--- Start of MATERIAL PROVIDED ---

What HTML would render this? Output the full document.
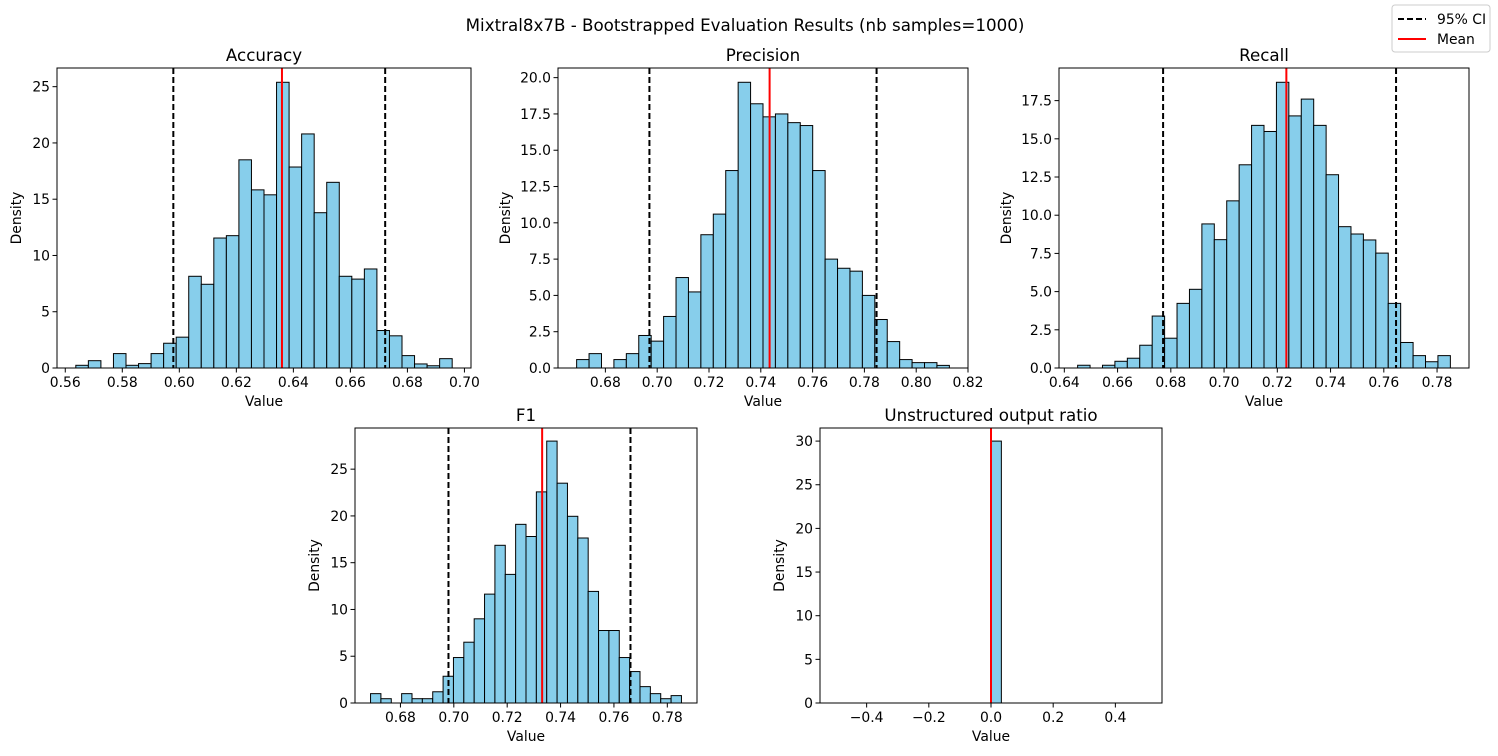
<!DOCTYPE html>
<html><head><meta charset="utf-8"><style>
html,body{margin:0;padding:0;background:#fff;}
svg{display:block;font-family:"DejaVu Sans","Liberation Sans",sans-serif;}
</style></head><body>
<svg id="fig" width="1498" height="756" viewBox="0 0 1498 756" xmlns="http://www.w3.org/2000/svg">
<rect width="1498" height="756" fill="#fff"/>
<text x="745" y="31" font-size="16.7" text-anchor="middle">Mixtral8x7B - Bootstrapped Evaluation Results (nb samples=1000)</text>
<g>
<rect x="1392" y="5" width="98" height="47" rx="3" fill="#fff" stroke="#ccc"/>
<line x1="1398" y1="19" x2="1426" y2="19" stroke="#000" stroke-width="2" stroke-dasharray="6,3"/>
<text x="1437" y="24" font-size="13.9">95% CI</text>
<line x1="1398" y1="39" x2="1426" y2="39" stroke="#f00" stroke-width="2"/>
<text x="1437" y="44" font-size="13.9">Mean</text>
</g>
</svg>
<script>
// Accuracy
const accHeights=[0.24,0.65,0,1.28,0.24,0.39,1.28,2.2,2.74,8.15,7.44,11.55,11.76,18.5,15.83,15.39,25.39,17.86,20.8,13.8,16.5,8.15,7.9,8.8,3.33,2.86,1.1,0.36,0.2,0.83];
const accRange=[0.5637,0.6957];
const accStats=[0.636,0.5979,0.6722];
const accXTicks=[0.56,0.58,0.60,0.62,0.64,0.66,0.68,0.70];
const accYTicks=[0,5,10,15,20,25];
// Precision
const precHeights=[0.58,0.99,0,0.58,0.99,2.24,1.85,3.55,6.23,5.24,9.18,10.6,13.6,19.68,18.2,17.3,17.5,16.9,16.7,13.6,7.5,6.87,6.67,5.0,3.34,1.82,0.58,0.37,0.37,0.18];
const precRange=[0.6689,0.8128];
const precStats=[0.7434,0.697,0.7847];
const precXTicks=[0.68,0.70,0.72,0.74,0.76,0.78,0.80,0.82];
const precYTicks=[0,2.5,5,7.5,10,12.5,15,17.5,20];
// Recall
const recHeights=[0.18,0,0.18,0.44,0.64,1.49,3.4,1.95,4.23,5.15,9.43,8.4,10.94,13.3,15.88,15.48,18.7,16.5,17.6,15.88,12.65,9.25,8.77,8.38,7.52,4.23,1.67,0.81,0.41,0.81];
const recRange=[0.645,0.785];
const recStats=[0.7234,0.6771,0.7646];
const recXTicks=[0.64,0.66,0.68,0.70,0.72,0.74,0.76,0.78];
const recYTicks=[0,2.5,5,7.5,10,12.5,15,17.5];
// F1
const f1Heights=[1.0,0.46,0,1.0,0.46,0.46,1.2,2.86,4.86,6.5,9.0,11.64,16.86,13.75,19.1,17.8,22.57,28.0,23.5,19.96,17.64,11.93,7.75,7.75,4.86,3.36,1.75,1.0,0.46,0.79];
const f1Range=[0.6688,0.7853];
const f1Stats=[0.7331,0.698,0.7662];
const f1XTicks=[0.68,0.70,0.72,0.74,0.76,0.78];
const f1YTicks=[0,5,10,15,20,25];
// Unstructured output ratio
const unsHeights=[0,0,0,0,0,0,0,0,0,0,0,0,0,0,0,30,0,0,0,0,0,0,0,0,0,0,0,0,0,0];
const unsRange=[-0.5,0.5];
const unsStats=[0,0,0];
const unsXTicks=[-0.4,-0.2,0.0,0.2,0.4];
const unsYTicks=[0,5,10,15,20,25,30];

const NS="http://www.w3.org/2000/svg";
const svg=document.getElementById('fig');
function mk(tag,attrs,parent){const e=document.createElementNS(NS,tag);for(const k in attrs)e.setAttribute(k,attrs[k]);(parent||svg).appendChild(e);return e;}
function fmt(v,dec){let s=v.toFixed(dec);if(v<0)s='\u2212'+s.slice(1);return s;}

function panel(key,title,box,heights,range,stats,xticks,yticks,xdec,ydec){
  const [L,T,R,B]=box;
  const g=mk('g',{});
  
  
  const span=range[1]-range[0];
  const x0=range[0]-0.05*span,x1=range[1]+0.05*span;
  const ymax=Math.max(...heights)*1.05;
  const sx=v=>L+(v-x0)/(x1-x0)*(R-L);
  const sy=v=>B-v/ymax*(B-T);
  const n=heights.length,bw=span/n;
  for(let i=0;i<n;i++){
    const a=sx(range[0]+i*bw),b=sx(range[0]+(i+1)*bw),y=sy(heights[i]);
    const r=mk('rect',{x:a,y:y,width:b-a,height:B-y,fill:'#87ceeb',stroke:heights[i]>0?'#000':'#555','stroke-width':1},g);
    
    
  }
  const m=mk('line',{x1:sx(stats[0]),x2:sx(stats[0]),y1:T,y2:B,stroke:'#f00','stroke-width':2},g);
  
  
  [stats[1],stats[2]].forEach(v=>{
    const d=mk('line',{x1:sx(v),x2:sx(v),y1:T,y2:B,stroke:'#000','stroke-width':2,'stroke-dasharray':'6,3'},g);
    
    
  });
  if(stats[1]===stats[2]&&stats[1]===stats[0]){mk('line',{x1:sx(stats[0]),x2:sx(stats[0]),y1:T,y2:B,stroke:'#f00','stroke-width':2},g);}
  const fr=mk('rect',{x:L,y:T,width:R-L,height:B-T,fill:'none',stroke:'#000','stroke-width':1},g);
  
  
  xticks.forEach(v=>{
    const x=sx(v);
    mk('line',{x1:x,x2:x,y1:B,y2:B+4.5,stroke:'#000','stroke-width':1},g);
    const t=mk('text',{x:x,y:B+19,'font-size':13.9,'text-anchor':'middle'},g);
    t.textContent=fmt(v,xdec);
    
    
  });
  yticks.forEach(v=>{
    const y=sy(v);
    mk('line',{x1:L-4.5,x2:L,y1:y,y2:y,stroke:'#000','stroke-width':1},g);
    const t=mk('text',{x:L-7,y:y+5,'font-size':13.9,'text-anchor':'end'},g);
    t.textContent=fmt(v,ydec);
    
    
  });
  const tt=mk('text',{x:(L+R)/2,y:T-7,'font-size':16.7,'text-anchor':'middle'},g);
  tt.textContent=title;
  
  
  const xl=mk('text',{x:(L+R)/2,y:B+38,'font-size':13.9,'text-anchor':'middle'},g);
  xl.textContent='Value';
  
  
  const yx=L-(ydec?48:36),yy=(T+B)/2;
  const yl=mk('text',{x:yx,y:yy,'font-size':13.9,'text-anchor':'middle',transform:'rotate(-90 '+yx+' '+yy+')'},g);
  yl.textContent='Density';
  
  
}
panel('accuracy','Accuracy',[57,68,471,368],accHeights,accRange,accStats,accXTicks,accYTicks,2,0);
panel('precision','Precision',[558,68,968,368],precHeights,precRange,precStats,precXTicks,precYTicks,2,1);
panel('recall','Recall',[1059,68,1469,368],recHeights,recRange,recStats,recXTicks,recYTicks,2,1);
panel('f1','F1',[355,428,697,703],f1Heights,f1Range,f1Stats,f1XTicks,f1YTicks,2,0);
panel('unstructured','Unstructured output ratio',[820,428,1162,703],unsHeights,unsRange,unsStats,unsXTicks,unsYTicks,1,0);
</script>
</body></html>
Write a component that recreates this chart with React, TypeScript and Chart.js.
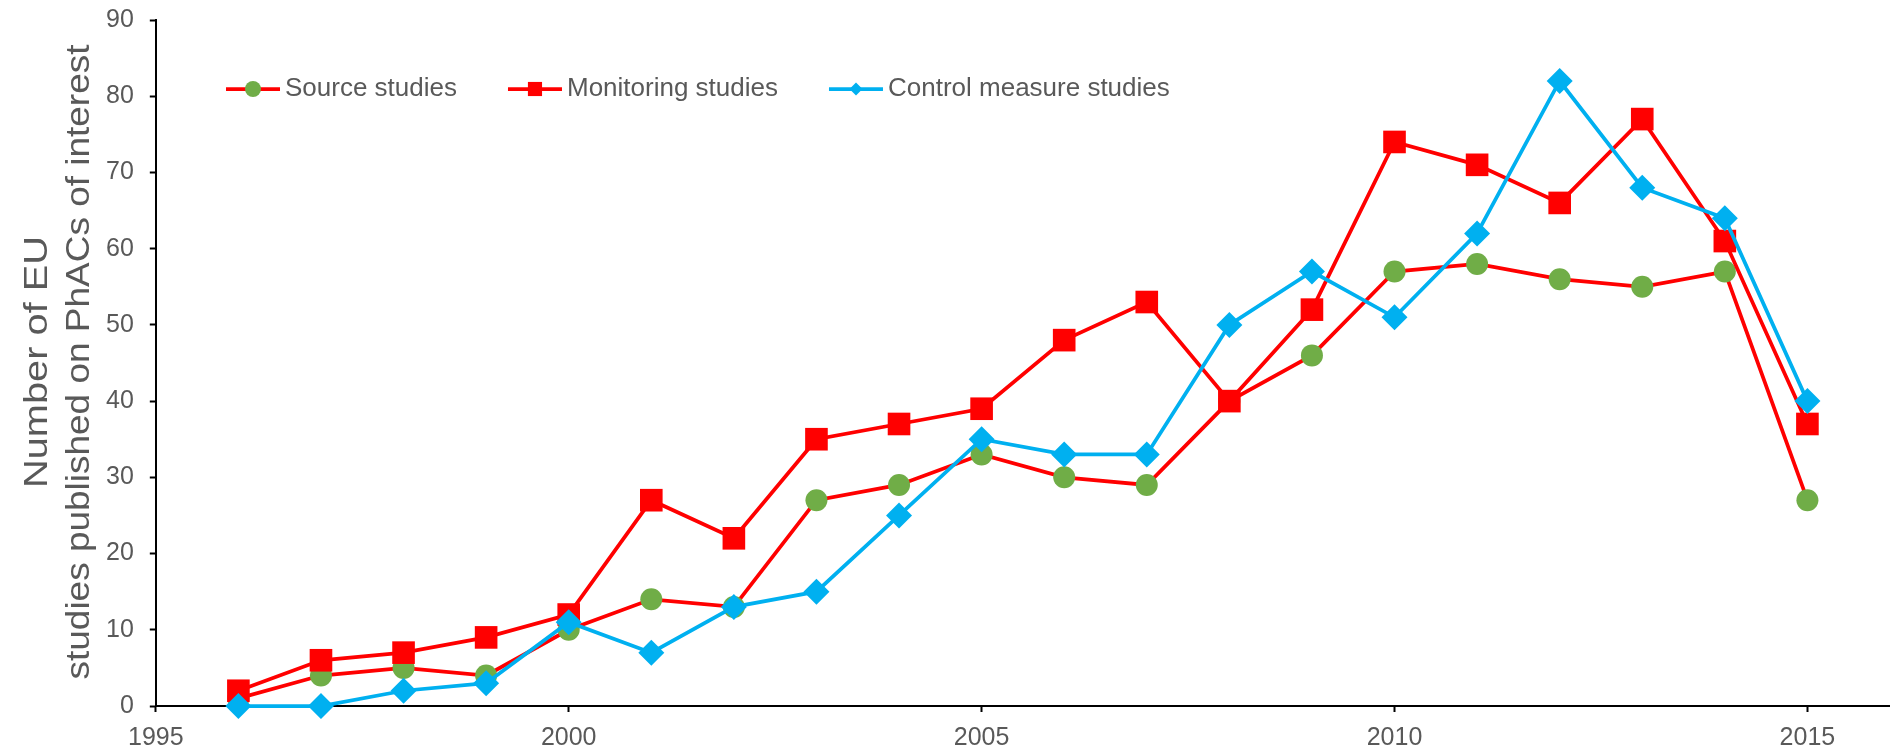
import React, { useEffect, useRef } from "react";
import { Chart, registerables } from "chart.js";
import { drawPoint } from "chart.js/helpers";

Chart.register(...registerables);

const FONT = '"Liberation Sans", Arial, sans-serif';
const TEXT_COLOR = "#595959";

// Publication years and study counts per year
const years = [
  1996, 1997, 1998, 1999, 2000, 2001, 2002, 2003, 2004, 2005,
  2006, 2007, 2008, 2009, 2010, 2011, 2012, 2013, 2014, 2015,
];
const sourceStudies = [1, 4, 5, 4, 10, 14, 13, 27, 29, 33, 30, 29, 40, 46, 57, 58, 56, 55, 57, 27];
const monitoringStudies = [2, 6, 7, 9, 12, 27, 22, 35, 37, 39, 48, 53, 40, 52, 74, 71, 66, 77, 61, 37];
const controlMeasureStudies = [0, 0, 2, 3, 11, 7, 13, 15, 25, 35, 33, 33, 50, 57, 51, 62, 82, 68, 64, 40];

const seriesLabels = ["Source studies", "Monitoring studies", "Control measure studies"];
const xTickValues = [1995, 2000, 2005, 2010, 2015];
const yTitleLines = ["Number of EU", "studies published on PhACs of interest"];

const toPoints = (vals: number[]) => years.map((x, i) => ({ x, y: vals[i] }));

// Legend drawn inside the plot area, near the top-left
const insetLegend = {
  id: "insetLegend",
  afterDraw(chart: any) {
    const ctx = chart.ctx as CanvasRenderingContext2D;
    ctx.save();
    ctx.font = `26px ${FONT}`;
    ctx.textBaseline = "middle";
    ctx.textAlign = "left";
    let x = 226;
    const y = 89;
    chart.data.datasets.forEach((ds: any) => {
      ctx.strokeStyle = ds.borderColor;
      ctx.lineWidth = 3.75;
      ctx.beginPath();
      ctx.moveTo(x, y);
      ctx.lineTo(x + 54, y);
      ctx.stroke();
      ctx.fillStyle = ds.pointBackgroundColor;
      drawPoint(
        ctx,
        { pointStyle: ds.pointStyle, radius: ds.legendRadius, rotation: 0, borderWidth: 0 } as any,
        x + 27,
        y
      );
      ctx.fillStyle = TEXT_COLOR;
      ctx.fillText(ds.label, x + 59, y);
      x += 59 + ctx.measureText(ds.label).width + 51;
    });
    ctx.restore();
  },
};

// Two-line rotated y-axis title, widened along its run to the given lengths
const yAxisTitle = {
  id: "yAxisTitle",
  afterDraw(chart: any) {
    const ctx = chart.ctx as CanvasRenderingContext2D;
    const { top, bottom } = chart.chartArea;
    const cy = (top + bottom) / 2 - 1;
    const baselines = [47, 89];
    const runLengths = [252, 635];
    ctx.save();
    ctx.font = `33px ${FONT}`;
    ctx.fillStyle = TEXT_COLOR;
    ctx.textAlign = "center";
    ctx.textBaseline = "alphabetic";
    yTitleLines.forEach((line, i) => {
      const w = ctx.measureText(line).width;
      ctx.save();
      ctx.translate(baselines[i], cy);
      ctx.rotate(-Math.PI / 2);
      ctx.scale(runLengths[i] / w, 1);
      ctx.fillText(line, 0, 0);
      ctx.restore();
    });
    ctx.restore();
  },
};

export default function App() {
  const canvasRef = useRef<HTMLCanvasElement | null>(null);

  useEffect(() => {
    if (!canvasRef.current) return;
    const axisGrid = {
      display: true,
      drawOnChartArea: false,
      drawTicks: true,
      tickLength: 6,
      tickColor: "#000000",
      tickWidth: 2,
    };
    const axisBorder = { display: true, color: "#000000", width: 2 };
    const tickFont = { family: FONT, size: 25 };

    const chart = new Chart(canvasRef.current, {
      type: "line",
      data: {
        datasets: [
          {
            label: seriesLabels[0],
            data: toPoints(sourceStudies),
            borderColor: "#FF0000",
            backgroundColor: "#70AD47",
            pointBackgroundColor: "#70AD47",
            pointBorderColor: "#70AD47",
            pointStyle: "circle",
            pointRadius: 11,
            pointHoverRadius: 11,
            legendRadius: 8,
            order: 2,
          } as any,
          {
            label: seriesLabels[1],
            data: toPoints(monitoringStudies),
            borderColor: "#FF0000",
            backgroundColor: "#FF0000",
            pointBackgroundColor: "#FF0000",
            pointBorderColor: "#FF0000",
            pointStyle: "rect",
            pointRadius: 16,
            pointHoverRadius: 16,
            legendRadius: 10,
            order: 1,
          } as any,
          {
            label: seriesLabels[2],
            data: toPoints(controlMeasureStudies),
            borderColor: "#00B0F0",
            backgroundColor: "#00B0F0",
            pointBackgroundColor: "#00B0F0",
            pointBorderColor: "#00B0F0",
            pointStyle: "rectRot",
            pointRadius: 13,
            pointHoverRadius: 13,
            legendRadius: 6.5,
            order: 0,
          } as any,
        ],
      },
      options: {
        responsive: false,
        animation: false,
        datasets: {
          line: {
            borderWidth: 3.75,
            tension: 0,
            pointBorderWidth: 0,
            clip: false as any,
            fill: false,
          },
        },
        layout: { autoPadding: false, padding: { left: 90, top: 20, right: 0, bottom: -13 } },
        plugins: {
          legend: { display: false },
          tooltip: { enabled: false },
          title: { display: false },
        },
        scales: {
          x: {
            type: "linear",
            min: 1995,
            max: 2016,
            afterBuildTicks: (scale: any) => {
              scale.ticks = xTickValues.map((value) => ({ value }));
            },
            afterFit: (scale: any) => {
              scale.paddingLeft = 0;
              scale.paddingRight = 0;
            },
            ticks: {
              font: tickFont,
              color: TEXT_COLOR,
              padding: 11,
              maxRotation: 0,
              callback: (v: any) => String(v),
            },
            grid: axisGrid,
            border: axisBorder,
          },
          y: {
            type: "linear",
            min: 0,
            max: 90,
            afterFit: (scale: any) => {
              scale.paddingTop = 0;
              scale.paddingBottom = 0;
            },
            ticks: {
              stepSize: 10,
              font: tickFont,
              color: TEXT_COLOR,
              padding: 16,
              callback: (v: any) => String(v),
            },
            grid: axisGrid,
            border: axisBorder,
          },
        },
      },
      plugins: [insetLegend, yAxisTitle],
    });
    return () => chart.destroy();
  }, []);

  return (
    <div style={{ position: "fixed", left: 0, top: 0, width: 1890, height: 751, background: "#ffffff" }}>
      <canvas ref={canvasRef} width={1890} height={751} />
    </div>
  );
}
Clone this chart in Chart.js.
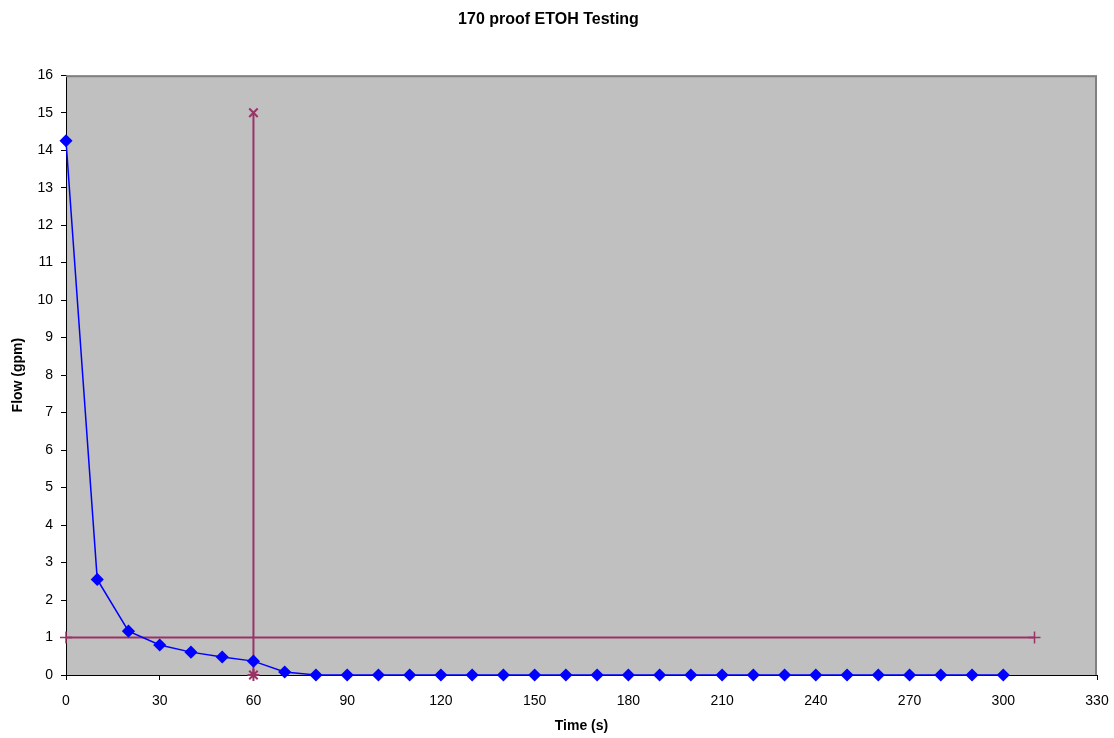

--- End of MATERIAL PROVIDED ---

▶ BRIEF
Using the data above, which lines fall from the one with "Write a component" through the one with "Chart.register(...registerables);"? Repeat them exactly, ends included, minus any pictures.

▶ COMPLETE ANSWER
Write a component that recreates this chart with React, TypeScript and Chart.js.
import React, { useEffect, useRef } from "react";
import { Chart, registerables } from "chart.js";
import { drawPoint } from "chart.js/helpers";

Chart.register(...registerables);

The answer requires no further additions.